Washington, D.C. is taking steps toward its newly adopted goal of decreasing the amount of material it sends to disposal. One hurdle was completed last week with the release of the District’s first solid waste diversion report.
The District’s citywide residential diversion rate was nearly 21 percent during the 2015 fiscal year, according to the report. That rate includes waste diversion activities handled through the municipal Department of Public Works (DPW), private collectors and other agencies.
The citywide figure is a new calculation. A different measurement, called the residential recycling diversion rate, only considers material collected by the DPW. That rate was 28.46 percent in 2015, 7 percentage points higher than it was five years earlier.
Many of the District’s efforts over the previous two fiscal years were in response to the Sustainable Solid Waste Management Amendment Act of 2014, which required the implementation of waste-diversion policies. The legislation’s goal is to get the District, which has a population of about 672,000, up to 80 percent waste diversion through recycling, reuse, waste prevention, composting and anaerobic digestion.
To bolster diversion efforts, the District created two new entities: the Office of Waste Diversion, as well as an interagency group that brings together several District departments that are tasked with carrying out the law’s mandates.

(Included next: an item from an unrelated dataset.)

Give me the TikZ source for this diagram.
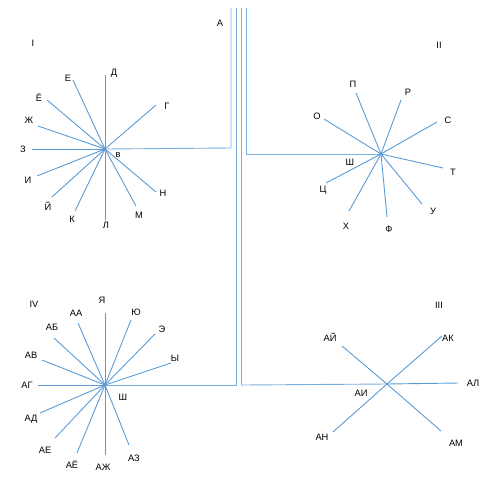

The District’s goals for the coming year include issuing a list of materials that are banned from disposal, requiring manufacturers to reduce electronics and paint waste and to provide more convenient collection options and increasing public outreach.
While it’s still early in D.C.’s waste diversion goals, Chris Weiss, executive director of the nonprofit D.C. Environmental Network, praised the report as a critical step in reducing the District’s waste.
“The District’s solid waste diversion report reflects increased transparency and reflects movement by the District towards creating a more defensible citywide residential diversion rate and corresponding per capita waste generation baseline,” Weiss said in a statement.